To get the full picture here, understand that the annual Official White House Christmas Ornament has been a collector’s item since they were first issued in 1981. Plenty of Americans wait to see what the design is each year as they celebrate the nation’s presidents – typically not their hardware or vehicles – but other vibrant icons of American pride and power. If you go in for that stuff, they are reliably patriotic, even at times elegant.
Like the Truman balcony, designed for the White House South Portico in 1947-48 by President Truman. This was the 2018 ornament.
Then there was the 2017 design which honored FDR – a golden eagle representing the emblem on the podium at his first inauguration in 1933.
One could say that the 2016 design, a tribute to President Herbert Hoover, was a vehicle, too, being a tiny red fire engine. But it represented the fire trucks that responded to the Christmastime fire in the West Wing, saving the White House in 1929. And they weren’t sponsored by anyone.

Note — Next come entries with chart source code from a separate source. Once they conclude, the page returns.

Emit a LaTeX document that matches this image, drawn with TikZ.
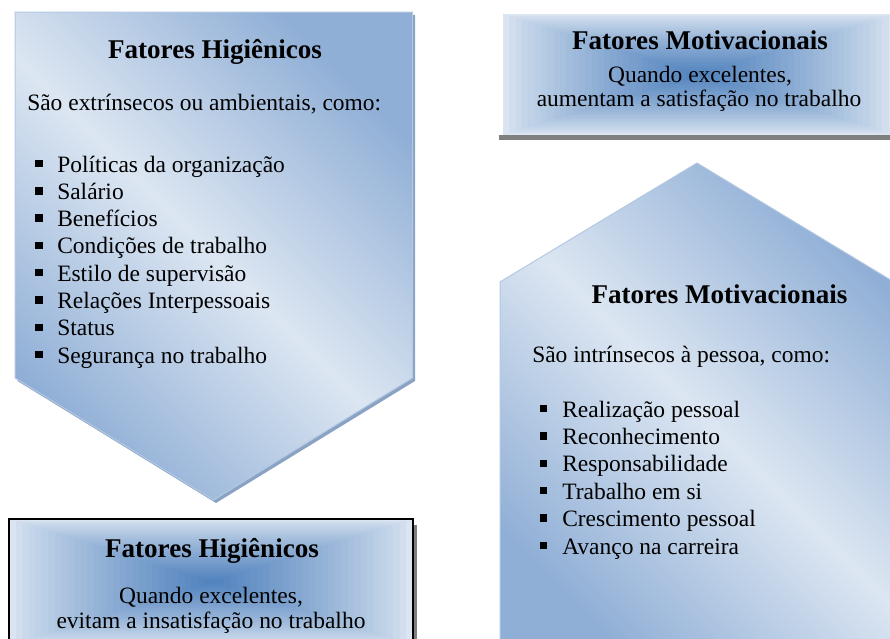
\documentclass[tikz,border=0pt]{standalone}
\usepackage{fontspec}
\setmainfont{Liberation Serif}
\usepackage{xcolor}
\usepackage{tikz}

\definecolor{pentdark}{HTML}{90AFD6}
\definecolor{pentlight}{HTML}{DCE6F2}
\definecolor{pentedge}{HTML}{B4C8E2}
\definecolor{pentshadow}{HTML}{8AA3C5}
\definecolor{glowblue}{HTML}{4F81BD}
\definecolor{glowlight}{HTML}{DBE5F1}
\definecolor{boxshadow}{HTML}{7F7F7F}

\tikzset{
  title/.style={font=\rmfamily\fontsize{20.3}{24}\selectfont\bfseries, inner sep=0pt, anchor=base},
  body/.style={font=\rmfamily\fontsize{17.6}{20.5}\selectfont, inner sep=0pt, anchor=base west},
  bodyc/.style={body, anchor=base},
  bullet/.style={fill=black, inner sep=0pt, minimum size=5.6pt},
  pentagon/.style={shading=axis, top color=pentdark, bottom color=pentdark, middle color=pentlight, shading angle=-45, draw=pentedge, line width=0.75pt}
}

\begin{document}
\begin{tikzpicture}[x=0.75pt,y=0.75pt,yscale=-1,xscale=1]
\useasboundingbox (0,0) rectangle (890,639);
\clip (0,0) rectangle (890,639);
%Shape: Pentagon (down) shadow
\fill [pentshadow, shift={(2.5,3)}] (15,12) -- (412.5,12) -- (412.5,378) -- (213.5,500) -- (15,378) -- cycle ;
%Shape: Pentagon (down)
\draw [pentagon] (15,12) -- (412.5,12) -- (412.5,378) -- (213.5,500) -- (15,378) -- cycle ;
%Shape: Pentagon (up) shadow
\fill [pentshadow, shift={(2.5,3)}] (500,282) -- (697,163) -- (894,282) -- (894,660) -- (500,660) -- cycle ;
%Shape: Pentagon (up)
\draw [pentagon] (500,282) -- (697,163) -- (894,282) -- (894,660) -- (500,660) -- cycle ;
%Shape: Rectangle shadow (top right)
\fill [boxshadow] (499,135) rectangle (891,140) ;
%Shape: Rectangle (top right)
\fill [glowlight] (503,14) rectangle (895,135) ;
\foreach \k in {1,...,30}{
  \pgfmathsetmacro{\t}{1-\k/31}
  \pgfmathsetmacro{\p}{100*(1-\t)^0.8}
  \fill [glowblue!\p!glowlight] (699-196*\t,74.5-60.5*\t) rectangle (699+196*\t,74.5+60.5*\t) ;
}
%Shape: Rectangle shadow (bottom left)
\fill [boxshadow] (13,525) rectangle (417,651) ;
%Shape: Rectangle (bottom left)
\fill [glowlight] (9,519) rectangle (413,645) ;
\foreach \k in {1,...,30}{
  \pgfmathsetmacro{\t}{1-\k/31}
  \pgfmathsetmacro{\p}{100*(1-\t)^0.8}
  \fill [glowblue!\p!glowlight] (211-202*\t,582-63*\t) rectangle (211+202*\t,582+63*\t) ;
}
\draw [line width=0.9pt] (9,519) rectangle (413,645) ;

% Text Node
\draw (215,58) node (hig-title) [title] {Fatores Higiênicos};
% Text Node
\draw (27,110) node (hig-intro) [body] {São extrínsecos ou ambientais, como:};
% Text Node
\draw (57,172) node (hig-i1) [body] {Políticas da organização};
\draw (39,163.5) node (hig-d1) [bullet] {};
% Text Node
\draw (57,199.3) node (hig-i2) [body] {Salário};
\draw (39,190.8) node (hig-d2) [bullet] {};
% Text Node
\draw (57,226.6) node (hig-i3) [body] {Benefícios};
\draw (39,218.1) node (hig-d3) [bullet] {};
% Text Node
\draw (57,253.9) node (hig-i4) [body] {Condições de trabalho};
\draw (39,245.4) node (hig-d4) [bullet] {};
% Text Node
\draw (57,281.2) node (hig-i5) [body] {Estilo de supervisão};
\draw (39,272.7) node (hig-d5) [bullet] {};
% Text Node
\draw (57,308.5) node (hig-i6) [body] {Relações Interpessoais};
\draw (39,300) node (hig-d6) [bullet] {};
% Text Node
\draw (57,335.8) node (hig-i7) [body] {Status};
\draw (39,327.3) node (hig-d7) [bullet] {};
% Text Node
\draw (57,363.1) node (hig-i8) [body] {Segurança no trabalho};
\draw (39,354.6) node (hig-d8) [bullet] {};

% Text Node
\draw (212,557) node (hig-box-title) [title] {Fatores Higiênicos};
% Text Node
\draw (211,603) node (hig-box-l1) [bodyc] {Quando excelentes,};
% Text Node
\draw (211,628) node (hig-box-l2) [bodyc] {evitam a insatisfação no trabalho};

% Text Node
\draw (700,50) node (mot-box-title) [title] {Fatores Motivacionais};
% Text Node
\draw (700,82) node (mot-box-l1) [bodyc] {Quando excelentes,};
% Text Node
\draw (699,106) node (mot-box-l2) [bodyc] {aumentam a satisfação no trabalho};

% Text Node
\draw (719.5,303) node (mot-title) [title] {Fatores Motivacionais};
% Text Node
\draw (532,362) node (mot-intro) [body] {São intrínsecos à pessoa, como:};
% Text Node
\draw (562,417) node (mot-i1) [body] {Realização pessoal};
\draw (543.5,408.5) node (mot-d1) [bullet] {};
% Text Node
\draw (562,444.4) node (mot-i2) [body] {Reconhecimento};
\draw (543.5,435.9) node (mot-d2) [bullet] {};
% Text Node
\draw (562,471.8) node (mot-i3) [body] {Responsabilidade};
\draw (543.5,463.3) node (mot-d3) [bullet] {};
% Text Node
\draw (562,499.2) node (mot-i4) [body] {Trabalho em si};
\draw (543.5,490.7) node (mot-d4) [bullet] {};
% Text Node
\draw (562,526.6) node (mot-i5) [body] {Crescimento pessoal};
\draw (543.5,518.1) node (mot-d5) [bullet] {};
% Text Node
\draw (562,554) node (mot-i6) [body] {Avanço na carreira};
\draw (543.5,545.5) node (mot-d6) [bullet] {};
\end{tikzpicture}
\end{document}
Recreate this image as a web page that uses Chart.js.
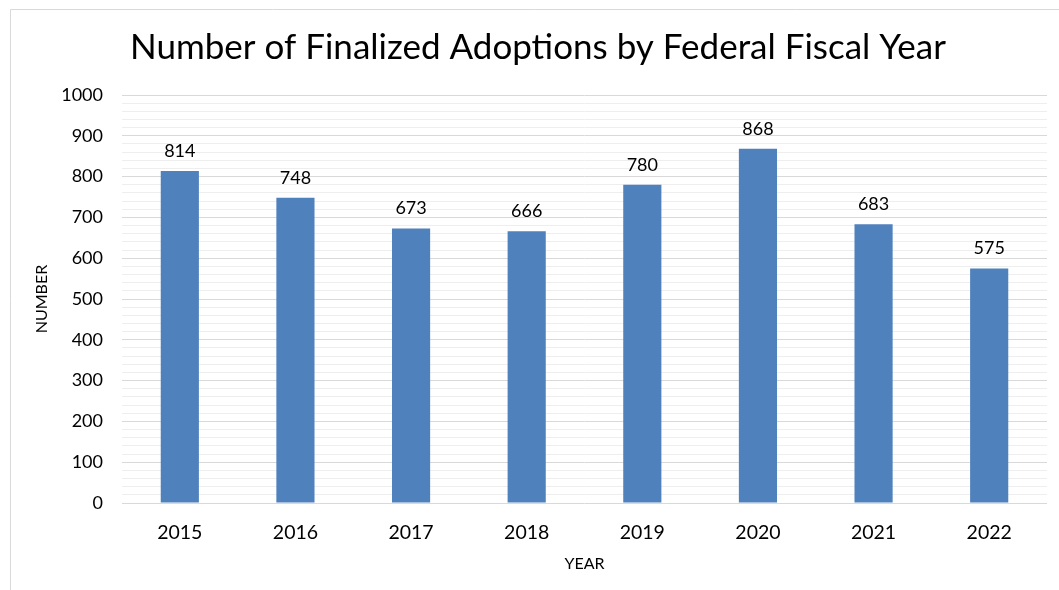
<!DOCTYPE html>
<html>
<head>
<meta charset="utf-8">
<script src="https://cdn.jsdelivr.net/npm/chart.js@4"></script>
<style>
html,body{margin:0;padding:0;background:#fff;}
#wrap{width:1059px;height:590px;position:relative;}
</style>
</head>
<body>
<div id="wrap"><canvas id="c" width="1059" height="590"></canvas></div>
<script>
const years = ['2015','2016','2017','2018','2019','2020','2021','2022'];
const adoptions = [814, 748, 673, 666, 780, 868, 683, 575];
const chartTitle = 'Number of Finalized Adoptions by Federal Fiscal Year';
const yTitle = 'NUMBER';
const xTitle = 'YEAR';

const FONT = 'Lato, "Open Sans", sans-serif';

const borderPlugin = {
  id: 'outerBorder',
  beforeDraw(chart) {
    const ctx = chart.ctx;
    ctx.save();
    ctx.strokeStyle = '#d9d9d9';
    ctx.lineWidth = 1;
    ctx.beginPath();
    ctx.moveTo(10.5, 590);
    ctx.lineTo(10.5, 9.5);
    ctx.lineTo(1059, 9.5);
    ctx.stroke();
    ctx.restore();
  }
};

const titlePlugin = {
  id: 'centeredTitle',
  afterDraw(chart) {
    const ctx = chart.ctx;
    ctx.save();
    ctx.font = '35px ' + FONT;
    ctx.fillStyle = '#000';
    ctx.textAlign = 'center';
    ctx.textBaseline = 'middle';
    ctx.fillText(chartTitle, 538, 48);
    ctx.restore();
  }
};

const labelPlugin = {
  id: 'barLabels',
  afterDatasetsDraw(chart) {
    const ctx = chart.ctx;
    const meta = chart.getDatasetMeta(0);
    ctx.save();
    ctx.font = '18px ' + FONT;
    ctx.fillStyle = '#000';
    ctx.textAlign = 'center';
    ctx.textBaseline = 'middle';
    meta.data.forEach((bar, i) => {
      ctx.fillText(String(adoptions[i]), bar.x, bar.y - 20);
    });
    ctx.restore();
  }
};

new Chart(document.getElementById('c'), {
  type: 'bar',
  data: {
    labels: years,
    datasets: [{
      data: adoptions,
      backgroundColor: '#4f81bd',
      borderWidth: 0,
      categoryPercentage: 1,
      barPercentage: 0.33
    }]
  },
  options: {
    responsive: false,
    animation: false,
    devicePixelRatio: 1,
    layout: { padding: { left: 0, right: 12, top: 95, bottom: 0 } },
    plugins: {
      legend: { display: false },
      tooltip: { enabled: false },
      title: { display: false }
    },
    scales: {
      x: {
        grid: { display: false, drawTicks: false },
        border: { display: false },
        ticks: { color: '#000', font: { family: FONT, size: 19.5 }, padding: 18 },
        title: { display: true, text: xTitle, color: '#000', font: { family: FONT, size: 16 }, padding: { top: 0, bottom: 17 } },
        afterFit(scale) { scale.height = 87; }
      },
      y: {
        min: 0,
        max: 1000,
        grid: {
          drawTicks: false,
          color: (ctx) => (ctx.tick && ctx.tick.value % 100 === 0) ? '#d9d9d9' : '#eeeeee',
          lineWidth: 1
        },
        border: { display: false },
        ticks: {
          stepSize: 20,
          autoSkip: false,
          color: '#000',
          font: { family: FONT, size: 18 },
          padding: 19,
          callback: (v) => (v % 100 === 0 ? String(v) : '')
        },
        title: { display: true, text: yTitle, color: '#000', font: { family: FONT, size: 16 }, padding: { top: 32, bottom: 0 } },
        afterFit(scale) { scale.width = 122; }
      }
    }
  },
  plugins: [borderPlugin, labelPlugin, titlePlugin]
});
</script>
</body>
</html>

In fact, 2019 is the first time a private sponsor supported the annual ornament. Seriously, in an era of Capitol One Arenas and Fed Ex Fields, it would have been nice to have kept the People’s House, even if symbolically, free of the corporate stink. What’s next, a tiny golf cart celebrating Barack Obama sponsored by the Yamaha Corporation? Better yet, a gleaming MQ-9 Reaper drone, sponsored by General Atomics? When does Jeff Bezos get his say?
The irony that the president who was so prescient about our current state of industrial militarism would be the first to share a brand with Lockheed Martin on your Christmas tree is rich, and sad. But as one fan of the yearly ornament tradition told me, “it’s a helicopter. Sponsored by Lockheed? I’m not buying it.” Neither would Eisenhower.